== RECORDED DATA
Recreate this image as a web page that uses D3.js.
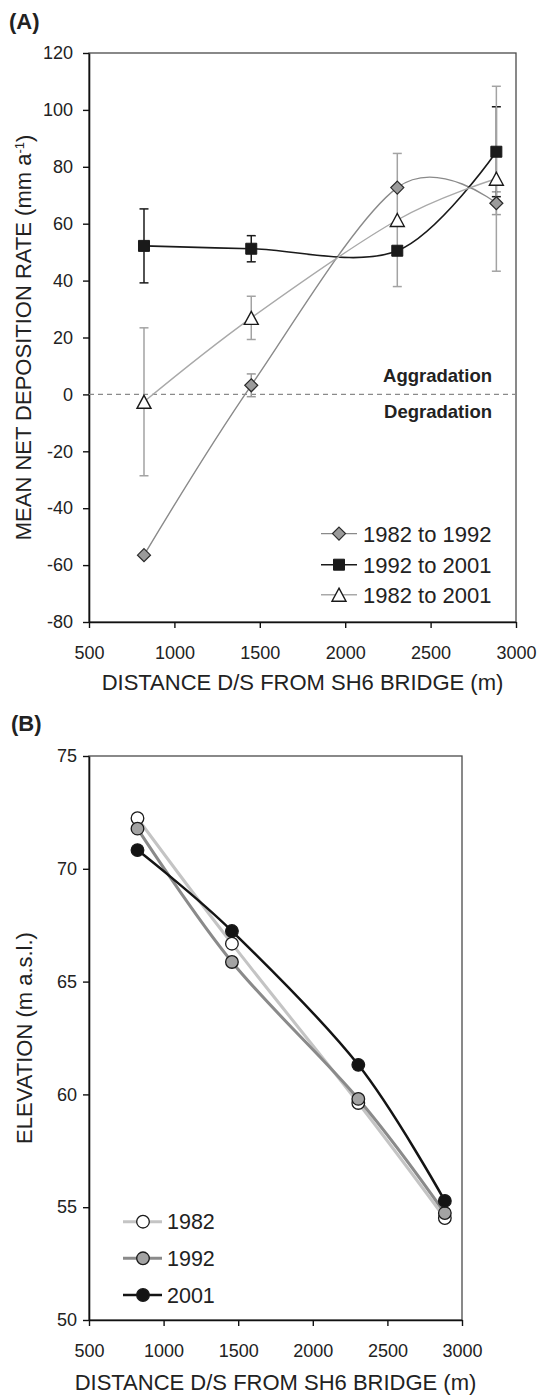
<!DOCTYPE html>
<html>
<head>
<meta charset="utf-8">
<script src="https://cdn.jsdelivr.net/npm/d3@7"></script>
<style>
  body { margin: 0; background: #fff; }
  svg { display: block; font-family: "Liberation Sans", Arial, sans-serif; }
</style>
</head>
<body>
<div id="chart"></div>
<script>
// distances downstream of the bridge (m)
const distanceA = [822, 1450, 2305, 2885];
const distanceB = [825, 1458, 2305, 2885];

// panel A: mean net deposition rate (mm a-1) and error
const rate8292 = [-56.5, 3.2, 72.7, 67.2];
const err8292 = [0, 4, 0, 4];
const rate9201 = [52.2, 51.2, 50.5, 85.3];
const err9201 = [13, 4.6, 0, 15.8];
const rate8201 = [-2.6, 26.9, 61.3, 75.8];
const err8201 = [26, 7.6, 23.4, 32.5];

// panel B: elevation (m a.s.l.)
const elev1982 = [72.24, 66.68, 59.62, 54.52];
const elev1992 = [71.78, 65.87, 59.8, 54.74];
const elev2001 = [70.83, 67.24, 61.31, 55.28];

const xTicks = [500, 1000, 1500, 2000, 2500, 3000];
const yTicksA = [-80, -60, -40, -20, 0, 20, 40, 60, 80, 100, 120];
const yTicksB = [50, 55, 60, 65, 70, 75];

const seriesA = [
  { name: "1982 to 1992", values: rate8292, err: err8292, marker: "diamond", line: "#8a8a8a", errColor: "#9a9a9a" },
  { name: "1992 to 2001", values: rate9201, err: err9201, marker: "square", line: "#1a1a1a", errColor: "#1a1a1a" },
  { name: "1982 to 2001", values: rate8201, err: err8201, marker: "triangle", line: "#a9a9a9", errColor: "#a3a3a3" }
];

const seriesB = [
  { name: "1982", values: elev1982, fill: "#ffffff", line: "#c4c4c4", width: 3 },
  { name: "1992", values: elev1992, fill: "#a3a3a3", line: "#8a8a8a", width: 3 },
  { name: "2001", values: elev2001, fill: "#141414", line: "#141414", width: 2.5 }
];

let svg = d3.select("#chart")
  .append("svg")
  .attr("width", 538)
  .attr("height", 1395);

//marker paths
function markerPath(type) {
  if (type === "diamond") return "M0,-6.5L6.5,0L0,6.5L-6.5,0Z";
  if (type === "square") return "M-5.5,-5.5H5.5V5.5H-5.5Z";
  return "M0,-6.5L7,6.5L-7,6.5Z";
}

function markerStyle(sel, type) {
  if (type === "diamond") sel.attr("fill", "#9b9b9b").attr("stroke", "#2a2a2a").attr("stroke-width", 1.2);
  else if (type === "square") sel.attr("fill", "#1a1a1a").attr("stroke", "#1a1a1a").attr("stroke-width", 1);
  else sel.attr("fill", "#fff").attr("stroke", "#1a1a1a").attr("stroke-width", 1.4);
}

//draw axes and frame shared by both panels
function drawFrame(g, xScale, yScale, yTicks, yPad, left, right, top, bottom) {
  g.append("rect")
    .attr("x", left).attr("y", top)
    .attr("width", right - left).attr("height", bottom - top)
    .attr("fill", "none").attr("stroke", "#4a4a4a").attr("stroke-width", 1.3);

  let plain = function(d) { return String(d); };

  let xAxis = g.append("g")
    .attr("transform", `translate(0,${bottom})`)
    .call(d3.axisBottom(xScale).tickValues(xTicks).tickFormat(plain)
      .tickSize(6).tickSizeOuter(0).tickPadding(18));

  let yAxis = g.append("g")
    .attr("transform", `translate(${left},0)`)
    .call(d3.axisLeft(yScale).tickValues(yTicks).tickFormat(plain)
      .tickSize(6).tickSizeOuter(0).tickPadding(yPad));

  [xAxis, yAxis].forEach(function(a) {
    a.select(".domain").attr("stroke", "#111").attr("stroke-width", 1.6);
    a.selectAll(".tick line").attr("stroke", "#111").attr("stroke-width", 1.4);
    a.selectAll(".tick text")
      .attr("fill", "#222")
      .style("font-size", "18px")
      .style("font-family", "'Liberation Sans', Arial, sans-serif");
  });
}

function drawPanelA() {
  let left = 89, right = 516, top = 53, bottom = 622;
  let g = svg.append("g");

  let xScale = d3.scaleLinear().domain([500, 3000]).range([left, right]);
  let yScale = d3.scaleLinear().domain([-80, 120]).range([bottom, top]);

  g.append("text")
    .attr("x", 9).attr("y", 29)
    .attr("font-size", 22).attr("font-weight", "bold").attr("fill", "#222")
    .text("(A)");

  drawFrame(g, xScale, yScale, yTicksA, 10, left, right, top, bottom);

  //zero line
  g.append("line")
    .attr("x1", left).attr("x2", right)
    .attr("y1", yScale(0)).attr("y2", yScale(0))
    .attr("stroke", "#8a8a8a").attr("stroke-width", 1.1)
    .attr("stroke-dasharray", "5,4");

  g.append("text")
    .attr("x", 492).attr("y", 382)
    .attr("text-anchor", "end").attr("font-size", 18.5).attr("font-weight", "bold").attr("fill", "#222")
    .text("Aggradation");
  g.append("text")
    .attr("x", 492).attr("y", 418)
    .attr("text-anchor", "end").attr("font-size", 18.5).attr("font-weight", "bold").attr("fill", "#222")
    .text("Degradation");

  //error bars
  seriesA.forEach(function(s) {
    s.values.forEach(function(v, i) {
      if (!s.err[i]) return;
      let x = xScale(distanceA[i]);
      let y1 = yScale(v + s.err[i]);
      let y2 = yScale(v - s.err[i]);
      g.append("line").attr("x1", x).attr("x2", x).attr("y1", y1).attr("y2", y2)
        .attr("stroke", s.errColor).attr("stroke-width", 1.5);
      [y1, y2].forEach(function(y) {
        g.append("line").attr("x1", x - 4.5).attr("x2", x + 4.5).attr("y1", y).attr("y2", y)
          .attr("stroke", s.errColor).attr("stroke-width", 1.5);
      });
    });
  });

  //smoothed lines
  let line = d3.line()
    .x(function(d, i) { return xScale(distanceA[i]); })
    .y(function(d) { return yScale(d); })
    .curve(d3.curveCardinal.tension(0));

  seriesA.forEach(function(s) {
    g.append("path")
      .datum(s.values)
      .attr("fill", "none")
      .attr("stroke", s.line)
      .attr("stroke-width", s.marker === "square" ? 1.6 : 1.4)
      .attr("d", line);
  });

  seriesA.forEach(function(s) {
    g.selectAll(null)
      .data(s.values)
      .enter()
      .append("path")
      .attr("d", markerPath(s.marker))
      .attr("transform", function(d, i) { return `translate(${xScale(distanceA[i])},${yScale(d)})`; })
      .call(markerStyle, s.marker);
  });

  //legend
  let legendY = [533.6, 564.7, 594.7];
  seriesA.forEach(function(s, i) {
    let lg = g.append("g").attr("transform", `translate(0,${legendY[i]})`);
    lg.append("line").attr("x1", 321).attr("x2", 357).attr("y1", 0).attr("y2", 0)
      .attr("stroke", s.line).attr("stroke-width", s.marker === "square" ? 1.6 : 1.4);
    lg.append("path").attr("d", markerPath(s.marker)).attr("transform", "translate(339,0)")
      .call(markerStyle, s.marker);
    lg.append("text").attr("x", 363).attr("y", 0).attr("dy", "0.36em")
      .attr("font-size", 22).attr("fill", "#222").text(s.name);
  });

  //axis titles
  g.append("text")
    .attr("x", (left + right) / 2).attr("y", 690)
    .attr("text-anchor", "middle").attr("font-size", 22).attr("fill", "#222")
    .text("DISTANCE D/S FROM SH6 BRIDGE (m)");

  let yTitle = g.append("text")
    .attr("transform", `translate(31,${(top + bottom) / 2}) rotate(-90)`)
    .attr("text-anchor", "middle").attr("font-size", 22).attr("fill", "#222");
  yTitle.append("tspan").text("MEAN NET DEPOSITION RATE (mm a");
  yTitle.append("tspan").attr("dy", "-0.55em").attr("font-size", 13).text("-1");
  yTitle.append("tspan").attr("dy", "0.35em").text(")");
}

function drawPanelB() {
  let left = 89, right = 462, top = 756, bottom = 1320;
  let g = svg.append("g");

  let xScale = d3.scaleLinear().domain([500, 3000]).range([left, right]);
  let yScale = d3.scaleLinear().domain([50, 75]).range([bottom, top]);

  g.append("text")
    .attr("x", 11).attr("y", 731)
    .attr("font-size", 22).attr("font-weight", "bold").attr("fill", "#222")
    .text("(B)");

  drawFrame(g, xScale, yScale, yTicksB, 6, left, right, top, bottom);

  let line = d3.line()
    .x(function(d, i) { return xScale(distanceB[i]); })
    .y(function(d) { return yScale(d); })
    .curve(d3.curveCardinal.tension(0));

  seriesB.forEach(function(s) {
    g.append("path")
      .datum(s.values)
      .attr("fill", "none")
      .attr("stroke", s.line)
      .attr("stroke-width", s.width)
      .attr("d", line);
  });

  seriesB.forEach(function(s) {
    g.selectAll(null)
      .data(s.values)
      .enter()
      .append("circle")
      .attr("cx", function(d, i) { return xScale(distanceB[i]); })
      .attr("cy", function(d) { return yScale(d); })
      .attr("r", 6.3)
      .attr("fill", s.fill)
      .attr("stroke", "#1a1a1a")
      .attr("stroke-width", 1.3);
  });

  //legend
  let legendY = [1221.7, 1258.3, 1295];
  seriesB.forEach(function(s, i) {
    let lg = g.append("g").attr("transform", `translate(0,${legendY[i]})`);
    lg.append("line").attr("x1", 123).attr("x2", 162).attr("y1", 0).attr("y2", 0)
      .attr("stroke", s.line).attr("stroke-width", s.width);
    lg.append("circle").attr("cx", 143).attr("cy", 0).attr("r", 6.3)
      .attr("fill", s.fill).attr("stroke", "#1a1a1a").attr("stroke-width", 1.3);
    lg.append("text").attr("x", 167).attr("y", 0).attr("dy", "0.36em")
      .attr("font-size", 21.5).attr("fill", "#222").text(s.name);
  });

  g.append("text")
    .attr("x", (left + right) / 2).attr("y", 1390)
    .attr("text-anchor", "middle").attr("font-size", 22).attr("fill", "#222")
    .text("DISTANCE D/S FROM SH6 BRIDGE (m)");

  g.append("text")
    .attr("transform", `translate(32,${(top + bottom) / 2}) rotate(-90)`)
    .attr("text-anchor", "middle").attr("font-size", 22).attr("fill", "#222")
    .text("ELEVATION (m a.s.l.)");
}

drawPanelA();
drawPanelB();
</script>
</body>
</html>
====
Output exactly the span of lines from the top of the listing through the line holding "const yTicksB = [50, 55, 60, 65, 70, 75];", and leave every picture out.

FINISHED EXERCISE:
Recreate this image as a web page that uses D3.js.
<!DOCTYPE html>
<html>
<head>
<meta charset="utf-8">
<script src="https://cdn.jsdelivr.net/npm/d3@7"></script>
<style>
  body { margin: 0; background: #fff; }
  svg { display: block; font-family: "Liberation Sans", Arial, sans-serif; }
</style>
</head>
<body>
<div id="chart"></div>
<script>
// distances downstream of the bridge (m)
const distanceA = [822, 1450, 2305, 2885];
const distanceB = [825, 1458, 2305, 2885];

// panel A: mean net deposition rate (mm a-1) and error
const rate8292 = [-56.5, 3.2, 72.7, 67.2];
const err8292 = [0, 4, 0, 4];
const rate9201 = [52.2, 51.2, 50.5, 85.3];
const err9201 = [13, 4.6, 0, 15.8];
const rate8201 = [-2.6, 26.9, 61.3, 75.8];
const err8201 = [26, 7.6, 23.4, 32.5];

// panel B: elevation (m a.s.l.)
const elev1982 = [72.24, 66.68, 59.62, 54.52];
const elev1992 = [71.78, 65.87, 59.8, 54.74];
const elev2001 = [70.83, 67.24, 61.31, 55.28];

const xTicks = [500, 1000, 1500, 2000, 2500, 3000];
const yTicksA = [-80, -60, -40, -20, 0, 20, 40, 60, 80, 100, 120];
const yTicksB = [50, 55, 60, 65, 70, 75];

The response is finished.